--- Begin Data segment ---
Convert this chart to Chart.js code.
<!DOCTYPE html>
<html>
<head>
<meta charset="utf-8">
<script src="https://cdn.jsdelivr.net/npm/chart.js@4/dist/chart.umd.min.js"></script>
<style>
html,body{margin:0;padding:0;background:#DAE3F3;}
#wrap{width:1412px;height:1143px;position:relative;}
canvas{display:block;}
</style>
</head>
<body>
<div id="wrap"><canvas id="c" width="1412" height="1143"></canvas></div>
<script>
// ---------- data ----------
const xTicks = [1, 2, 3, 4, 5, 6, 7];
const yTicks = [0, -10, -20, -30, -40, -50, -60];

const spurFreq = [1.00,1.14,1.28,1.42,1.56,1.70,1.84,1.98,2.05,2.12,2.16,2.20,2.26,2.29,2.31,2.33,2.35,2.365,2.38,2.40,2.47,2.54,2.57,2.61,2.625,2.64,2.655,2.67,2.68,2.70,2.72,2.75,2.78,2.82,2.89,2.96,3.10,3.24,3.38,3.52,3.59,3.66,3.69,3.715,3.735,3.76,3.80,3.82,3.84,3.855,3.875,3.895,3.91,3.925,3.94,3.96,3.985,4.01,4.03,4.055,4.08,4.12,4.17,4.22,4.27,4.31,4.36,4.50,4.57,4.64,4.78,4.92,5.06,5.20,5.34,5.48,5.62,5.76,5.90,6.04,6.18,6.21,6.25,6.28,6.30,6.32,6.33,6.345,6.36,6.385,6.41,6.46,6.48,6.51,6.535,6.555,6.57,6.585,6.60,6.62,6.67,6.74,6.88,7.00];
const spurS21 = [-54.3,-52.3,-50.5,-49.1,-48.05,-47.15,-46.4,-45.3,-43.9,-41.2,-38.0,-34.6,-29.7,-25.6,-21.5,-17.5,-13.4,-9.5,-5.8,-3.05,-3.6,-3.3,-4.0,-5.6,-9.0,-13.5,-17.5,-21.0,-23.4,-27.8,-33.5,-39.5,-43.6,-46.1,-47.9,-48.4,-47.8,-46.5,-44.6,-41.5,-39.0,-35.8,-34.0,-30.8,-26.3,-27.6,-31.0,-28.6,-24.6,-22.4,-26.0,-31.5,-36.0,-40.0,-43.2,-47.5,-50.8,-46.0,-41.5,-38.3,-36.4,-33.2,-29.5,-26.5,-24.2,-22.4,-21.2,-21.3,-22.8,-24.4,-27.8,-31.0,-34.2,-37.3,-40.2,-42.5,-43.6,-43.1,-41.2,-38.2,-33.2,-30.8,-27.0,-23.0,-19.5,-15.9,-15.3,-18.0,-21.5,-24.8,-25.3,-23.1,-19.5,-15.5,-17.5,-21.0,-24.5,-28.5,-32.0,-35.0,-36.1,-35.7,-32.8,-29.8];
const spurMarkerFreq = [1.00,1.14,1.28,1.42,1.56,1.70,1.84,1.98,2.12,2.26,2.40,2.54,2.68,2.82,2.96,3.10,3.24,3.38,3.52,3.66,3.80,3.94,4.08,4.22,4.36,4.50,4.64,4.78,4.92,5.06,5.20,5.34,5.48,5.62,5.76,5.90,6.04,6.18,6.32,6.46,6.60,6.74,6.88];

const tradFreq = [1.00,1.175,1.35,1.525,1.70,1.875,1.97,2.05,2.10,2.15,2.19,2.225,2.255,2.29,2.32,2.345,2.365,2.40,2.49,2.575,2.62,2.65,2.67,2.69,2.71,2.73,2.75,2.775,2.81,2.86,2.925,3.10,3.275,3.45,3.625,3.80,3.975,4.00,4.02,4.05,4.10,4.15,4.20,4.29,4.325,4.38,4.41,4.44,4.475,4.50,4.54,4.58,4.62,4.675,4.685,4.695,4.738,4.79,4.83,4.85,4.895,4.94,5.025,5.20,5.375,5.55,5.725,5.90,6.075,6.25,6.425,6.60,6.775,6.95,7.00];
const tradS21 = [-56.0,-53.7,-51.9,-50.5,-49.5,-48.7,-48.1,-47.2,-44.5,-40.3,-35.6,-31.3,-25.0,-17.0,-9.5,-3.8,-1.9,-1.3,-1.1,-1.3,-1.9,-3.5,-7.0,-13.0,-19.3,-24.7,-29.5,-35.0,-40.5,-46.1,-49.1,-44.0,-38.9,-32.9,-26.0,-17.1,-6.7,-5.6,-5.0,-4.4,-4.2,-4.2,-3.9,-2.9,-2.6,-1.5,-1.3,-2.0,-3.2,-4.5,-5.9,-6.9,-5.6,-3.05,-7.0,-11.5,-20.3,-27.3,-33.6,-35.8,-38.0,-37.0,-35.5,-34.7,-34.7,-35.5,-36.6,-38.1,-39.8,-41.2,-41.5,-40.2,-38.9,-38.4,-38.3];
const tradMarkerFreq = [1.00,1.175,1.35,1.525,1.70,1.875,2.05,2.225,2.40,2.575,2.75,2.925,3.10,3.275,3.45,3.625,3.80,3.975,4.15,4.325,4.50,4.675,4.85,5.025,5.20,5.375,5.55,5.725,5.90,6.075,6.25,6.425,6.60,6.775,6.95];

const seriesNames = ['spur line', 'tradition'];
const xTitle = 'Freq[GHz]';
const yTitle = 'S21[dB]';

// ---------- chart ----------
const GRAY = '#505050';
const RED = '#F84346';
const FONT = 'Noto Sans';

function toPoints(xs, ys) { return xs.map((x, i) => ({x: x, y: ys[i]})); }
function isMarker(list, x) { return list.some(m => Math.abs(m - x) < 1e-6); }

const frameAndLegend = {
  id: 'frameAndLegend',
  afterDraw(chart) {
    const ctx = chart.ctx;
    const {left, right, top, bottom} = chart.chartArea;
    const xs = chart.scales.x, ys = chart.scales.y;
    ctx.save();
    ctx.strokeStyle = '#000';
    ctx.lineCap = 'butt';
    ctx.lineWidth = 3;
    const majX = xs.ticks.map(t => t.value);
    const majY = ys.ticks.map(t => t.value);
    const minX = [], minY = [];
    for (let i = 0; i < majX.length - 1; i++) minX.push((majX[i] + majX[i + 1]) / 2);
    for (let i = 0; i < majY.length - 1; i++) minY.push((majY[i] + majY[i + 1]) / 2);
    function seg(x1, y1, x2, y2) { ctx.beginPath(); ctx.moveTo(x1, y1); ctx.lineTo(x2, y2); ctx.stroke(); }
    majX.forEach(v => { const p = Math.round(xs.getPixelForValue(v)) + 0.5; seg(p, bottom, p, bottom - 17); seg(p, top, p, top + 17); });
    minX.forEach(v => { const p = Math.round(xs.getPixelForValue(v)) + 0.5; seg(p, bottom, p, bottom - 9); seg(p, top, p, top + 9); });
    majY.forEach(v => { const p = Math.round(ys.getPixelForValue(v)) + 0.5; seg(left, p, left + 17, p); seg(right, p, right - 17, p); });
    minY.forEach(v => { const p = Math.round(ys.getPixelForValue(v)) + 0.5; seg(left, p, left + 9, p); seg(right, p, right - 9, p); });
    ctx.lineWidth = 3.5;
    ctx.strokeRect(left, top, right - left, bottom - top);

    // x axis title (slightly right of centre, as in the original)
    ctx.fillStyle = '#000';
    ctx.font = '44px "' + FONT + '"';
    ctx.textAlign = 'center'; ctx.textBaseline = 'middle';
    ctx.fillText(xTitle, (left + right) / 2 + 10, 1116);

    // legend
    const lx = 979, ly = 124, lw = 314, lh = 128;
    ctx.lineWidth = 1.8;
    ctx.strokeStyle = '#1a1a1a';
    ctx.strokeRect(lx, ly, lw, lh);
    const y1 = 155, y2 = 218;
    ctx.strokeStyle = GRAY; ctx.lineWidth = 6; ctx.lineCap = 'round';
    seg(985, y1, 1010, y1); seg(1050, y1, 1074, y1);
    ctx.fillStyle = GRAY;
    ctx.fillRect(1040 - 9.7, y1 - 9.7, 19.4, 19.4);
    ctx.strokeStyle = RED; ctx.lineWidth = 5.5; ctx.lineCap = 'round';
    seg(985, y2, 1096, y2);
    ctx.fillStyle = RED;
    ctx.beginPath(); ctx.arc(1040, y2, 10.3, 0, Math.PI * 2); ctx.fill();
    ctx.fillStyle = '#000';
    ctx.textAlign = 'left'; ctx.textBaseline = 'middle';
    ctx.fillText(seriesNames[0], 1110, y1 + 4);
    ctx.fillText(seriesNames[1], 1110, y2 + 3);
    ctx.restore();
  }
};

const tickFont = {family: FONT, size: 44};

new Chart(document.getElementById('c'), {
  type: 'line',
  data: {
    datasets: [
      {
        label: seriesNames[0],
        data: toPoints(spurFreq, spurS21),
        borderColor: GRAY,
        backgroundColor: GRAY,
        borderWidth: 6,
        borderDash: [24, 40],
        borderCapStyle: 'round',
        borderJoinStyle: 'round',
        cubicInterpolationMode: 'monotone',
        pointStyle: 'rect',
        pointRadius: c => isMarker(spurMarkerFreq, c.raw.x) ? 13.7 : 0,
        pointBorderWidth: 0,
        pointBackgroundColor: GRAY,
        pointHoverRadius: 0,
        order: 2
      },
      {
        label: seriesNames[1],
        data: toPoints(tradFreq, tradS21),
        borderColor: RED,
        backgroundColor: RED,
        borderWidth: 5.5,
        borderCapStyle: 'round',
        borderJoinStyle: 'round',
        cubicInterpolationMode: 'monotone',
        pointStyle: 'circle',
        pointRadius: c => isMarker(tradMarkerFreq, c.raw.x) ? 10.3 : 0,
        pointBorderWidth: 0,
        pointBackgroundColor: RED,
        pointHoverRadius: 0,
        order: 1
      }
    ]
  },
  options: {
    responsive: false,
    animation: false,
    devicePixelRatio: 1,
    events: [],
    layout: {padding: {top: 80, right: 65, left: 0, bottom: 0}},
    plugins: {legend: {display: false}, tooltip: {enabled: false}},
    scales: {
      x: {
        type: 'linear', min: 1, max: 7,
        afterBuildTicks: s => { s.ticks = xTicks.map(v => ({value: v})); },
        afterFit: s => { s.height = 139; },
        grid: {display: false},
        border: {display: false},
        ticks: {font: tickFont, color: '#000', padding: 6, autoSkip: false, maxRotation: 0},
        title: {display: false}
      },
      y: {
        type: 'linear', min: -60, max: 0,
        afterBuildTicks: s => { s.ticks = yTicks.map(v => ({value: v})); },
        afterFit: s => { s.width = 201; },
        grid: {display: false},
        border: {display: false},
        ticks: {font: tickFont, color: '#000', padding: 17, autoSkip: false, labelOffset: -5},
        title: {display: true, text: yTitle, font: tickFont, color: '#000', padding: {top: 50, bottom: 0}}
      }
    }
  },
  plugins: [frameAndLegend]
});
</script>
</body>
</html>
--- End Data segment ---
Exercise instructions: Using the data above, restate word for word the lines from its opening line through the line that contains "const yTicks = [0, -10, -20, -30, -40, -50, -60];", and no more.

Finished task:
Convert this chart to Chart.js code.
<!DOCTYPE html>
<html>
<head>
<meta charset="utf-8">
<script src="https://cdn.jsdelivr.net/npm/chart.js@4/dist/chart.umd.min.js"></script>
<style>
html,body{margin:0;padding:0;background:#DAE3F3;}
#wrap{width:1412px;height:1143px;position:relative;}
canvas{display:block;}
</style>
</head>
<body>
<div id="wrap"><canvas id="c" width="1412" height="1143"></canvas></div>
<script>
// ---------- data ----------
const xTicks = [1, 2, 3, 4, 5, 6, 7];
const yTicks = [0, -10, -20, -30, -40, -50, -60];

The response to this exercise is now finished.